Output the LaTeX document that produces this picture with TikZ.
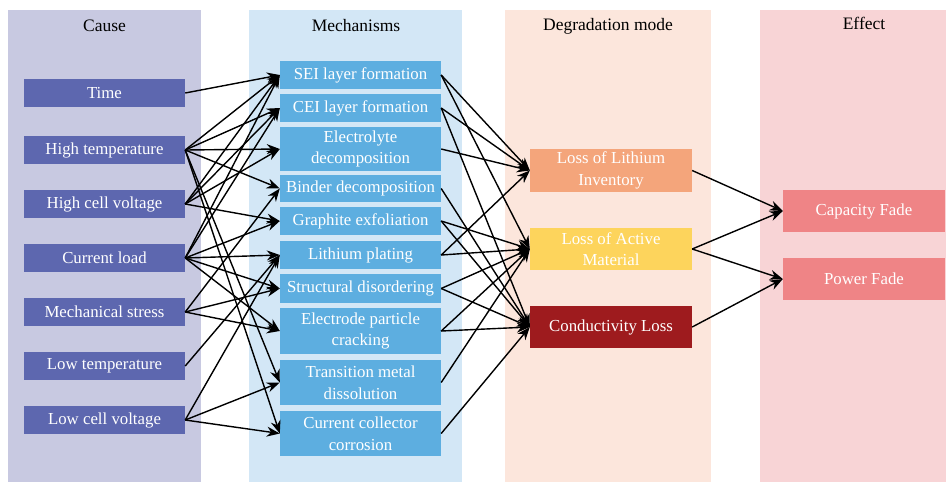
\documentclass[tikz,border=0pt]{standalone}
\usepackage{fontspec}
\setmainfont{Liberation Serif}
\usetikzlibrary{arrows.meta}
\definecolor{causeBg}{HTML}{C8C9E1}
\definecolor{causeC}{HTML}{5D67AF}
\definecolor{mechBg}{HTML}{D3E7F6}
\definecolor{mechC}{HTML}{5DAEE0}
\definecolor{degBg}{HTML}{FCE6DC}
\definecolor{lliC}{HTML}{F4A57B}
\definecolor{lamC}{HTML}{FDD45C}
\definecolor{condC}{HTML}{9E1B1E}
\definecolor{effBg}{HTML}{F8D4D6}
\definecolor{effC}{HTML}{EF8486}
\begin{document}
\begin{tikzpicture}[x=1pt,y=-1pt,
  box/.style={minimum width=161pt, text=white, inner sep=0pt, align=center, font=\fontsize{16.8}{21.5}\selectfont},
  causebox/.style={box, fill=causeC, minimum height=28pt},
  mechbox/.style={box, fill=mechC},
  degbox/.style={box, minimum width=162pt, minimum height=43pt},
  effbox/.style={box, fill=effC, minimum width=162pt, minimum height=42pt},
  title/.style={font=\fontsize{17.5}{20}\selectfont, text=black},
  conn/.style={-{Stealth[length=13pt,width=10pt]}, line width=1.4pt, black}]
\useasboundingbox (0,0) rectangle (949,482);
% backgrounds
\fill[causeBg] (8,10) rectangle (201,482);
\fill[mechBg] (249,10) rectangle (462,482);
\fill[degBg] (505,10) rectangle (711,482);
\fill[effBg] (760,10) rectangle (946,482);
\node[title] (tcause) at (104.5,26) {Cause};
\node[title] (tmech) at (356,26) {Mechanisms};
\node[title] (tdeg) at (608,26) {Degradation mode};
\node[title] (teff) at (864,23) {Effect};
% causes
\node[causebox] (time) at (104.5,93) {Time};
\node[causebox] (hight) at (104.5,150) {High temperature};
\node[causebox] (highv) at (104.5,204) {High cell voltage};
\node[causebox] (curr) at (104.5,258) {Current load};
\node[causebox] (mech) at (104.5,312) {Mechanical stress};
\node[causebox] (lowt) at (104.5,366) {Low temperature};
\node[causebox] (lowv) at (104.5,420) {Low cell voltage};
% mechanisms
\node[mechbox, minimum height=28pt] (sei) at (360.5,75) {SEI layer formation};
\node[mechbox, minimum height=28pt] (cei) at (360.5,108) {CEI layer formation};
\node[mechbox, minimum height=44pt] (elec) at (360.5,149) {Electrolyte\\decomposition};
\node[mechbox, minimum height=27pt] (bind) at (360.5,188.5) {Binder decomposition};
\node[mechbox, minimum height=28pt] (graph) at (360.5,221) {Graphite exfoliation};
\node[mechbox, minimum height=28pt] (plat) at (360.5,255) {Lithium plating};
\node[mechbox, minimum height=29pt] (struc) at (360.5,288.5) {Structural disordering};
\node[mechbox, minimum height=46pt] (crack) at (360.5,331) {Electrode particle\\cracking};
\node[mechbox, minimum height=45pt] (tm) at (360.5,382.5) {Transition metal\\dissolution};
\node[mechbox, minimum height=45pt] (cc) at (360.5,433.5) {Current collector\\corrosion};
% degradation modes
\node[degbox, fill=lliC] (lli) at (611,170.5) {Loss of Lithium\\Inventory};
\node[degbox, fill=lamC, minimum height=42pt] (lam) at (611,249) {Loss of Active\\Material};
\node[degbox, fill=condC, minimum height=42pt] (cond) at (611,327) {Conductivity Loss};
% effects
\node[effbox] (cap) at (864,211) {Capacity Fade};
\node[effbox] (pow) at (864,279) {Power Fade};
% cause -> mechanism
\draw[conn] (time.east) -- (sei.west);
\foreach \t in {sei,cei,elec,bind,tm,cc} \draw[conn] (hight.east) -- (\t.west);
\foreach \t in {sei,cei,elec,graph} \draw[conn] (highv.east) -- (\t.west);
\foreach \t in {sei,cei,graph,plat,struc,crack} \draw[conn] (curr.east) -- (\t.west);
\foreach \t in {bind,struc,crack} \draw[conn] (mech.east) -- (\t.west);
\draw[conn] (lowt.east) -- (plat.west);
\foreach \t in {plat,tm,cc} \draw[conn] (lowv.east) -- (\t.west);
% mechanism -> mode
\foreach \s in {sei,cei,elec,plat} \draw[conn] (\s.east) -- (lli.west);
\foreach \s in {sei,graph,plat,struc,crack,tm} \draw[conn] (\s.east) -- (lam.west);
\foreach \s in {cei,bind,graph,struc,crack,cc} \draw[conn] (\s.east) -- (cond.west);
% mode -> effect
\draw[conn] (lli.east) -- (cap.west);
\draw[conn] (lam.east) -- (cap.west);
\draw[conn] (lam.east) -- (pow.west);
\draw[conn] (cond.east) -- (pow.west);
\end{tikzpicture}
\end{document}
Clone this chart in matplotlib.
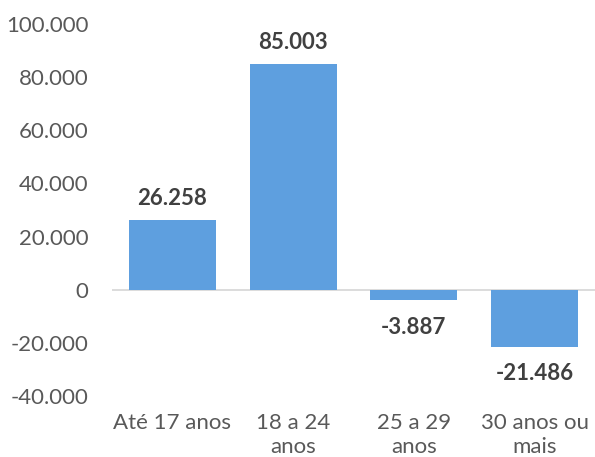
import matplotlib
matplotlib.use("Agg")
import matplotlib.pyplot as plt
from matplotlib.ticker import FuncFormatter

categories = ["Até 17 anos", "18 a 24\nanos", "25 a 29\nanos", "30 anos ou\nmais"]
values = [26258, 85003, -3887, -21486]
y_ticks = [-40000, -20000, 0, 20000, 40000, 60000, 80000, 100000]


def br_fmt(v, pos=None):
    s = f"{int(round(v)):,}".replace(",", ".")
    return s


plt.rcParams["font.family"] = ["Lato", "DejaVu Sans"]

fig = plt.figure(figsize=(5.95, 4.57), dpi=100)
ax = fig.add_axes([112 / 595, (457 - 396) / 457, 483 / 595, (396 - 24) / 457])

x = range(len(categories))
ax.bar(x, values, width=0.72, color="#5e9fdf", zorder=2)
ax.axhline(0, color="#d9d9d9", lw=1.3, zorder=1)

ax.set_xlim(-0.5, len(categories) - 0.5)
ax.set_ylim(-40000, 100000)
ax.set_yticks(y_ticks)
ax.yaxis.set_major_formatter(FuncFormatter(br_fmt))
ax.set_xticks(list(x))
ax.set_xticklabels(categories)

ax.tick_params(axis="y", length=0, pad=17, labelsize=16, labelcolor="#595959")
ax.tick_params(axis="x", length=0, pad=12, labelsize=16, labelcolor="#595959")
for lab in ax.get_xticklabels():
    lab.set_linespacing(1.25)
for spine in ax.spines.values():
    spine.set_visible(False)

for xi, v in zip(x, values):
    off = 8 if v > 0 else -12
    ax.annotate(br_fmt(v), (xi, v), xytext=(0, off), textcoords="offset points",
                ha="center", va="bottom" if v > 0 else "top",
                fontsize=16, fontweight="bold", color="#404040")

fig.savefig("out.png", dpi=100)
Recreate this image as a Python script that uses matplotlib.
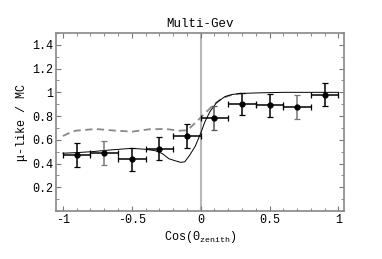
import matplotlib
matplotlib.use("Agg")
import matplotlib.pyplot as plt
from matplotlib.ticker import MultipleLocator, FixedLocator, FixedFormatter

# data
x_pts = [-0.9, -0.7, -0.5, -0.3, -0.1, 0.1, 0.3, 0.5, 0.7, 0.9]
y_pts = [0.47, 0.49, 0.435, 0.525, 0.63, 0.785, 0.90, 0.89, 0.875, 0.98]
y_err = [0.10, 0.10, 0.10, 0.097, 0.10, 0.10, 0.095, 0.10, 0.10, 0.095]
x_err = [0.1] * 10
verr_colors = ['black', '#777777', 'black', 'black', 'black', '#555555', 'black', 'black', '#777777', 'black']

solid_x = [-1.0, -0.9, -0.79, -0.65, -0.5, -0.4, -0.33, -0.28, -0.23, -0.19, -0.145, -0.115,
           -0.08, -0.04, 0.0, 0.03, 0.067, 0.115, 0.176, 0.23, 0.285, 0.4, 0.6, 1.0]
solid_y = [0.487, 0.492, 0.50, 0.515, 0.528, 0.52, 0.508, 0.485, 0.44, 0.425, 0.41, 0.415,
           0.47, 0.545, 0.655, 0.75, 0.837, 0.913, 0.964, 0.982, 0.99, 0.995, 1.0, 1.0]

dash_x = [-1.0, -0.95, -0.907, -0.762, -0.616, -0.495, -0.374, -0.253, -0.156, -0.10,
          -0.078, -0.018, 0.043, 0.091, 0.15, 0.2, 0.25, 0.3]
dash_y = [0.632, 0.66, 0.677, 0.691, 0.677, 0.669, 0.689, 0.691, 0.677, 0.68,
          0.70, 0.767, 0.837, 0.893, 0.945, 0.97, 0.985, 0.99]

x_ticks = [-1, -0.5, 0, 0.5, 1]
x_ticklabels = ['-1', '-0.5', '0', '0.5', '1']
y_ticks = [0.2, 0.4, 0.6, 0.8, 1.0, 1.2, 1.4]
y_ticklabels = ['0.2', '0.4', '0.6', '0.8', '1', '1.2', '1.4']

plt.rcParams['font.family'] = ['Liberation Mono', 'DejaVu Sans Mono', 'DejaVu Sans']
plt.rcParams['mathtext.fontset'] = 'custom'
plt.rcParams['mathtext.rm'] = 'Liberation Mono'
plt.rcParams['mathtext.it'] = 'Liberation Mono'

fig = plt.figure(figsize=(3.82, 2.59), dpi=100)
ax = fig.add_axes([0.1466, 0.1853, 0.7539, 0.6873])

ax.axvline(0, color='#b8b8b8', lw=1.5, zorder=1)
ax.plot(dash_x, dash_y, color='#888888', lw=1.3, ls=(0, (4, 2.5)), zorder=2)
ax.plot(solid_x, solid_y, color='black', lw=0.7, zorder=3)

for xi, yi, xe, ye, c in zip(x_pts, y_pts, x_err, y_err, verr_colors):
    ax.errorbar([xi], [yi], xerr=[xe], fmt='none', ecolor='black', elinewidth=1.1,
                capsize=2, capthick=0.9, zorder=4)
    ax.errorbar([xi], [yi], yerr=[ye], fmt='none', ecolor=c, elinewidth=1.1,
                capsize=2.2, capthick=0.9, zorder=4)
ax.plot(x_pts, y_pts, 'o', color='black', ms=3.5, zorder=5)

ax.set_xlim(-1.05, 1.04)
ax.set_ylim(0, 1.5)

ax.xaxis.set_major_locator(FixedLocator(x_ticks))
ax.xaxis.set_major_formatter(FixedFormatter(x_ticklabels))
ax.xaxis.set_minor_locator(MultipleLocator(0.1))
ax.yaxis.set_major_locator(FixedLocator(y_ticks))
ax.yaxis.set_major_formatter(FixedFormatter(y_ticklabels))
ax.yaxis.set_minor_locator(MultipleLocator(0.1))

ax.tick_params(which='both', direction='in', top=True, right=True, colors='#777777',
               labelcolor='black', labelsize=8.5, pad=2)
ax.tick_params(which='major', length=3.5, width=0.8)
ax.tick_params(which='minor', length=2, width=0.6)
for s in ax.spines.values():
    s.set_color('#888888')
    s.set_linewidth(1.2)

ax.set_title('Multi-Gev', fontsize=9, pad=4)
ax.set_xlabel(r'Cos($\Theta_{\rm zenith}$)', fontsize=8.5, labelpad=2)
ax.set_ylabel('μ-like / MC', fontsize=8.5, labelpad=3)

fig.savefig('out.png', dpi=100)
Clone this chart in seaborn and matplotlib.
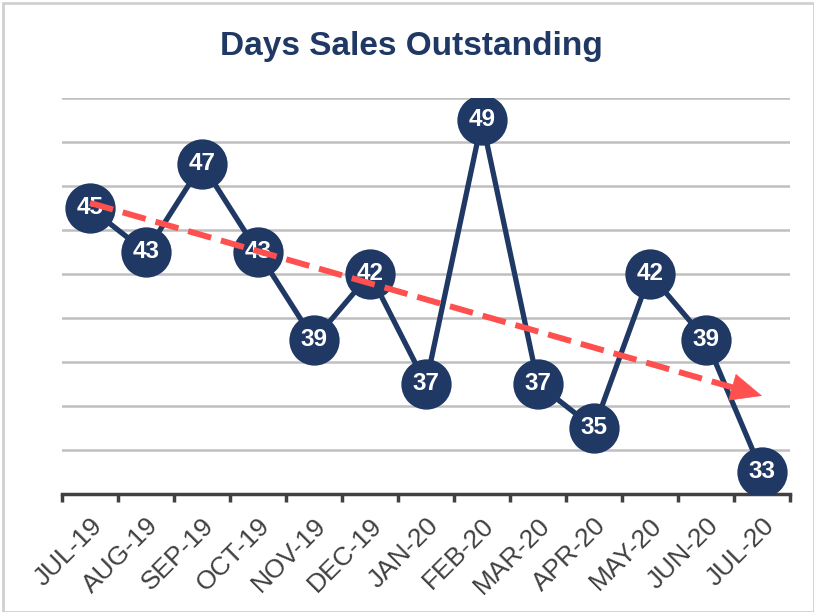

▶ **STATED EXERCISE**
The copy should hold exactly the lines from the line with "Clone this chart in matplotlib." to the line with "from matplotlib.ticker import FuncFormatter", both ends in, set down without any pictures and with nothing added.

▶ **RESPONSE TO THE TASK**
Clone this chart in matplotlib.
import matplotlib
matplotlib.use("Agg")
import matplotlib.pyplot as plt
from matplotlib.ticker import FuncFormatter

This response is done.